Established in 1971 on the grounds of a vacated military base, Copenhagen protesters upset with the high cost of housing established their own rent-free and police-free autonomous zone. One of the leaders of Freetown Christiania was Danish journalist Jacob Ludvigsen. He wrote: “The objective of Christiania is to create a self-governing society whereby each and every individual holds themselves responsible over the well-being of the entire community. Our society is to be economically self-sustaining and, as such, our aspiration is to be steadfast in our conviction that psychological and physical destitution can be averted.”
Although Denmark’s Social Democratic governments allowed Christiania to fend for itself, conservative control by Prime Minister and later NATO Secretary General Andres Fogh Rasmussen meant trouble for Christiania. In 2004, Denmark’s Conservative government declared Christiania’s “autonomy” to be illegal. In 2005, Christiania’s 1000 residents decided to ban hashish booths along “Pusher Street” in the enclave to forestall a government invasion. In 2007, Copenhagen police entered Christiania in force. Tear gas was used on the commune’s resistance forces. Rasmussen and his right-wingers, many of them the ideological descendants of Denmark’s pro-German government during the Nazi occupation, wanted to expel Christiania’s residents as “squatters” and turn the land over to developers for the building of expensive housing units. Lawyers for the government claimed that Christiania’s residents were only given the right to “borrow” the land, not own it, pursuant to a 1989 agreement. Currently, the government of Denmark, which has, in essence, has become Denmark, Incorporated, a capitalist contrivance masquerading as a social welfare state, has given Christiania’s residents the option of buying their properties. Meanwhile, the land development vultures continue to circle the autonomous village within a city.
History has not been kind to autonomous communes. Paris’s 1871 commune was brutally put down. Revolutionary Catalonia fell to the fascist forces of Generalissimo Francisco Franco in 1938. The Kowloon Walled City was demolished in 1993 and Free Derry, an Irish nationalist enclave in Northern Ireland ended with OPERATION MOTORMAN, a massive British armed forces invasion in 1972. Athens’s anti-austerity autonomous zone of Exarcheia is now largely a thing of the past, thanks to Greece’s right-wing government. The Autonomous Administration of North and East Syria (NES), a libertarian socialist collective government of Kurds, Arabs, Syriac-Assyrians, and Turkmen, in predominantly Kurdish areas of Syria, is under siege by Turkish, Syrian, and pro-Saudi jihadist forces.
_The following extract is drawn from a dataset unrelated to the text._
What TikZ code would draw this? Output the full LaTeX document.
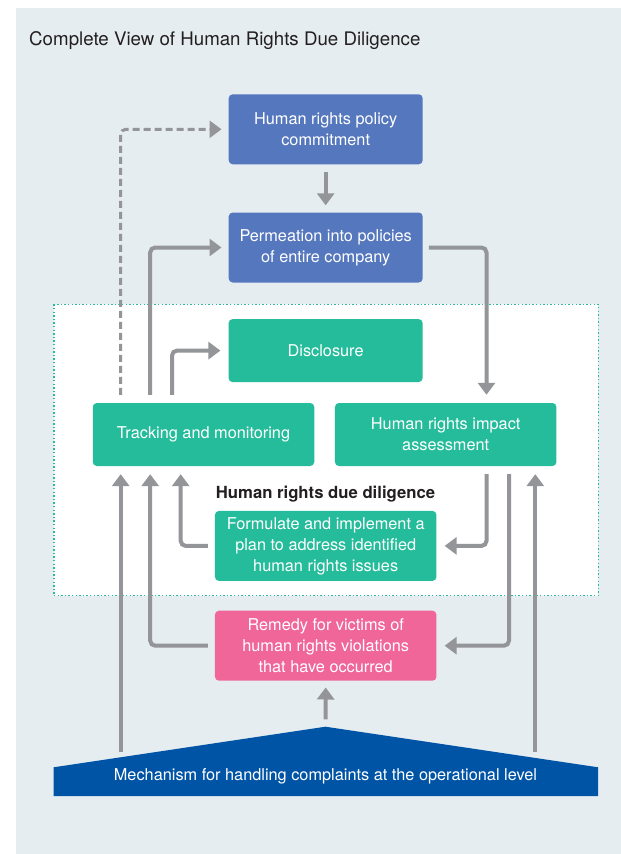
\documentclass[tikz,border=0pt]{standalone}
\usepackage{fontspec}
\setmainfont{TeX Gyre Heros}
\usetikzlibrary{arrows.meta}
\definecolor{panel}{HTML}{E5EDF1}
\definecolor{boxblue}{HTML}{5577BE}
\definecolor{boxgreen}{HTML}{25BC9B}
\definecolor{boxpink}{HTML}{F06699}
\definecolor{mechblue}{HTML}{0054A6}
\definecolor{arrgray}{HTML}{939598}
\definecolor{titlegray}{HTML}{231F20}
\begin{document}
\begin{tikzpicture}[x=1pt,y=-1pt,
  box/.style={rounded corners=4pt, text=white, align=center, inner sep=0pt,
    font=\fontsize{16.3}{21}\selectfont},
  bluebox/.style={box, fill=boxblue, minimum width=194pt, minimum height=70pt},
  greenbox/.style={box, fill=boxgreen},
  pinkbox/.style={box, fill=boxpink},
  arr/.style={draw=arrgray, line width=4pt, rounded corners=5pt,
    -{Triangle[width=17pt,length=12pt]}},
  dasharr/.style={arr, line width=3pt, dash pattern=on 7pt off 4pt},
]
\useasboundingbox (0,0) rectangle (621,854);
\fill[panel] (16,8) rectangle (621,854);

% title
\node[anchor=west, text=titlegray, inner sep=0pt, font=\fontsize{18.7}{22}\selectfont] (title) at (29,41) {Complete View of Human Rights Due Diligence};

% due diligence frame
\draw[fill=white, draw=boxgreen, line width=1.4pt, dash pattern=on 1.4pt off 2.2pt] (53.8,304.3) rectangle (598.2,595.7);

% boxes
\node[bluebox] (pol) at (325.7,129.3) {Human rights policy\\commitment};
\node[bluebox] (perm) at (325.7,247.5) {Permeation into policies\\of entire company};
\node[greenbox, minimum width=194pt, minimum height=63pt] (disc) at (325.6,350.6) {Disclosure};
\node[greenbox, minimum width=221.5pt, minimum height=63pt] (track) at (203.5,434.5) {Tracking and monitoring};
\node[greenbox, minimum width=221.5pt, minimum height=63pt] (hria) at (445.7,434.5) {Human rights impact\\assessment};
\node[text=titlegray, inner sep=0pt, font=\fontsize{16.7}{20}\selectfont\bfseries] (dd) at (325.5,494) {Human rights due diligence};
\node[greenbox, minimum width=221.5pt, minimum height=70pt] (form) at (325.7,545.9) {Formulate and implement a\\plan to address identified\\human rights issues};
\node[pinkbox, minimum width=221.5pt, minimum height=70pt] (rem) at (325.7,645.7) {Remedy for victims of\\human rights violations\\that have occurred};

% mechanism shape
\coordinate (mbl) at (53.5,796);
\coordinate (mtl) at (53.5,767.3);
\coordinate (mtop) at (325.5,726.7);
\coordinate (mtr) at (598.2,767.3);
\coordinate (mbr) at (598.2,796);
\fill[mechblue] (mbl) -- (mtl) -- (mtop) -- (mtr) -- (mbr) -- cycle;
\node[text=white, inner sep=0pt, font=\fontsize{16.3}{20}\selectfont] (mech) at (325.5,776) {Mechanism for handling complaints at the operational level};

% lanes
\coordinate (lA) at (120.7,0);
\coordinate (lB) at (150.2,0);
\coordinate (lC) at (180.7,0);
\coordinate (lD) at (172,0);
\coordinate (rA) at (486.5,0);
\coordinate (rB) at (509,0);
\coordinate (rC) at (535.3,0);
\coordinate (mA) at (120.7,752);
\coordinate (mC) at (535.3,752);

% connectors
\draw[arr] ([yshift=-7pt]pol.south) -- ([yshift=7pt]perm.north);
\draw[dasharr] ([yshift=8pt]track.north -| lA) |- ([xshift=-7pt]pol.west);
\draw[arr] ([yshift=8pt]track.north -| lB) |- ([xshift=-7pt]perm.west);
\draw[arr] ([xshift=6pt]perm.east) -| ([yshift=8pt]hria.north -| rA);
\draw[arr] ([yshift=8pt]track.north -| lD) |- ([xshift=-8pt]disc.west);
\draw[arr] ([yshift=-8pt]hria.south -| rA) |- ([xshift=8pt]form.east);
\draw[arr] ([xshift=-7pt]form.west) -| ([yshift=-8pt]track.south -| lC);
\draw[arr] ([yshift=-8pt]hria.south -| rB) |- ([xshift=8pt]rem.east);
\draw[arr] ([xshift=-7pt]rem.west) -| ([yshift=-8pt]track.south -| lB);
\draw[arr] (mA) -- ([yshift=-8pt]track.south -| lA);
\draw[arr] (mC) -- ([yshift=-8pt]hria.south -| rC);
\draw[arr] ([yshift=7.4pt]mtop) -- ([yshift=-6.6pt]rem.south);
\end{tikzpicture}
\end{document}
A few environmentalist Zones to Defend or “ZADS” continue to exist in France and Rebel Zapatista Autonomous Municipalities or MAREZs continue to guard against Mexican federal government incursion in the rebellious Chiapas state. Christiania has suffered a slow burn to what will likely be its extinction and redevelopment as a community for Copenhagen’s wealthy elites. Seattle’s CHAZ has a rather trustworthy negotiating partner in the Seattle mayor and city council and perhaps it will continue to exist in some form. But with Trump, his supporters, and fascist armed vigilante gangs making ominous noises, CHAZ could go the way of the 1871 Paris Commune.